Table 2. Influence of the distance between the ego-vehicle and the vehicle to be overtaken.
Table 3. Influence of the obstacle size

It should be noted that the calculations are made for the entire route, but the method can also be used in specific stretches, or the data can be updated in real time.

4 Conclusions

In this paper, an algorithm has been presented for the automatic and geometric calculation of road sight distance, which can be implemented in real time and integrated with perception systems to modify parameters that influence the calculation.

The study of the influence of various parameters on the results on a single carriageway road reveals the importance of detecting these variables at all times, such as the free cross-sectional corridor that would be easily detected by perception technologies such as LiDAR (for example, due to the presence of obstacles on the sides of the road or an obstacle in front of the vehicle itself that makes it difficult to see the adjacent lane prior to an overtaking maneuver). This flexibility increases its field of application compared to algorithms that only work offline and do not have the capacity to adapt to changing situations. On the other hand, regarding the influence of the height of the obstacle, more or less conservative criteria can be adopted for decision making.

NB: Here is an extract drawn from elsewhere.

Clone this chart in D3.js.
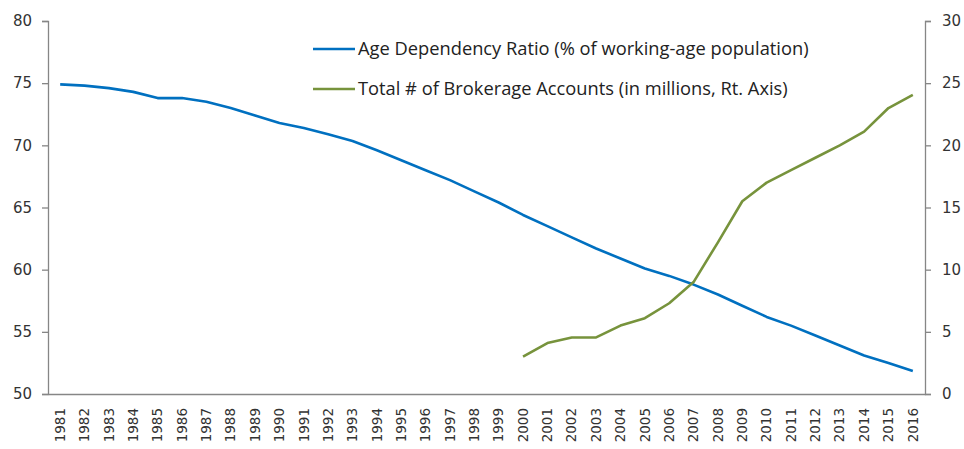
<!DOCTYPE html>
<html>
<head>
<meta charset="utf-8">
<script src="https://cdn.jsdelivr.net/npm/d3@7"></script>
<style>
  body { margin: 0; background: #fff; }
  svg { display: block; }
</style>
</head>
<body>
<svg width="964" height="449"></svg>
<script>
// years on the category axis
var years = d3.range(1981, 2017).map(String);

// age dependency ratio, % of working-age population (left axis)
var ageRatio = [74.9, 74.8, 74.6, 74.3, 73.8, 73.8, 73.5, 73.0, 72.4, 71.8,
	71.4, 70.9, 70.35, 69.6, 68.8, 68.0, 67.2, 66.3, 65.4, 64.4,
	63.5, 62.6, 61.7, 60.9, 60.1, 59.5, 58.8, 58.0, 57.1, 56.2,
	55.5, 54.7, 53.9, 53.1, 52.5, 51.85];

// brokerage accounts in millions, from 2000 (right axis)
var accYears = d3.range(2000, 2017).map(String);
var accounts = [3.0, 4.1, 4.55, 4.55, 5.5, 6.1, 7.3, 9.0, 12.2, 15.5,
	17.0, 18.0, 19.0, 20.0, 21.1, 23.0, 24.05];

var leftTicks = [50, 55, 60, 65, 70, 75, 80];
var rightTicks = [0, 5, 10, 15, 20, 25, 30];

var seriesNames = ["Age Dependency Ratio (% of working-age population)",
	"Total # of Brokerage Accounts (in millions, Rt. Axis)"];
var colors = ["#0070c0", "#77933c"];

var svg = d3.select('svg');
var x0 = 48, x1 = 925, yTop = 21, yBot = 394;
var axisColor = '#868686';
var labelColor = '#333';

var x = d3.scaleBand().domain(years).range([x0, x1]);
var yL = d3.scaleLinear().domain([50, 80]).range([yBot, yTop]);
var yR = d3.scaleLinear().domain([0, 30]).range([yBot, yTop]);

function cx(yr) { return x(yr) + x.bandwidth()/2; }

// left axis
var gL = svg.append('g').attr('transform', 'translate(' + x0 + ',0)')
	.call(d3.axisLeft(yL).tickValues(leftTicks).tickSize(6).tickPadding(10));
// right axis
var gR = svg.append('g').attr('transform', 'translate(' + x1 + ',0)')
	.call(d3.axisRight(yR).tickValues(rightTicks).tickSize(6).tickPadding(11));
[gL, gR].forEach(function(g) {
	g.select('.domain').attr('stroke', axisColor).attr('stroke-width', 1.3);
	g.selectAll('.tick line').attr('stroke', axisColor).attr('stroke-width', 1.3);
	g.selectAll('.tick text').attr('fill', labelColor)
		.style('font-family', 'DejaVu Sans').style('font-size', '15px');
});

// bottom axis
var gB = svg.append('g').attr('transform', 'translate(0,' + yBot + ')')
	.call(d3.axisBottom(x).tickSize(0).tickPadding(0));
gB.select('.domain').attr('stroke', axisColor).attr('stroke-width', 1.3);
gB.selectAll('.tick text')
	.attr('fill', labelColor)
	.style('font-family', 'DejaVu Sans').style('font-size', '13.5px')
	.attr('text-anchor', 'end')
	.attr('dy', '0.35em')
	.attr('transform', 'translate(0,14) rotate(-90)')
	.attr('x', 0).attr('y', 0);

// lines
var lineL = d3.line().x(function(d, i) { return cx(years[i]); }).y(function(d) { return yL(d); });
var lineR = d3.line().x(function(d, i) { return cx(accYears[i]); }).y(function(d) { return yR(d); });

svg.append('path').attr('d', lineL(ageRatio))
	.attr('fill', 'none').attr('stroke', colors[0]).attr('stroke-width', 2.6)
	.attr('stroke-linejoin', 'round');
svg.append('path').attr('d', lineR(accounts))
	.attr('fill', 'none').attr('stroke', colors[1]).attr('stroke-width', 2.6)
	.attr('stroke-linejoin', 'round');

// legend
var leg = svg.append('g');
seriesNames.forEach(function(name, i) {
	var ly = 49 + i*40;
	leg.append('line').attr('x1', 313).attr('x2', 355).attr('y1', ly).attr('y2', ly)
		.attr('stroke', colors[i]).attr('stroke-width', 2.6);
	leg.append('text').attr('x', 358).attr('y', ly).attr('dy', '0.35em')
		.attr('fill', '#222')
		.style('font-family', 'Open Sans').style('font-size', '18.3px')
		.text(name);
});
</script>
</body>
</html>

In this way, the algorithm can support decision-making for driver assistance systems or even for advanced levels of automated driving. In this sense, it should be noted that the range of the sensors has a maximum range that, in many cases, limits the sight distance detected by the geometry of the road, which is a relevant limitation and could motivate to resort to other types of technologies such as V2X communications in the framework of connected vehicles and cooperative driving to effectively carry out these overtaking maneuvers [12].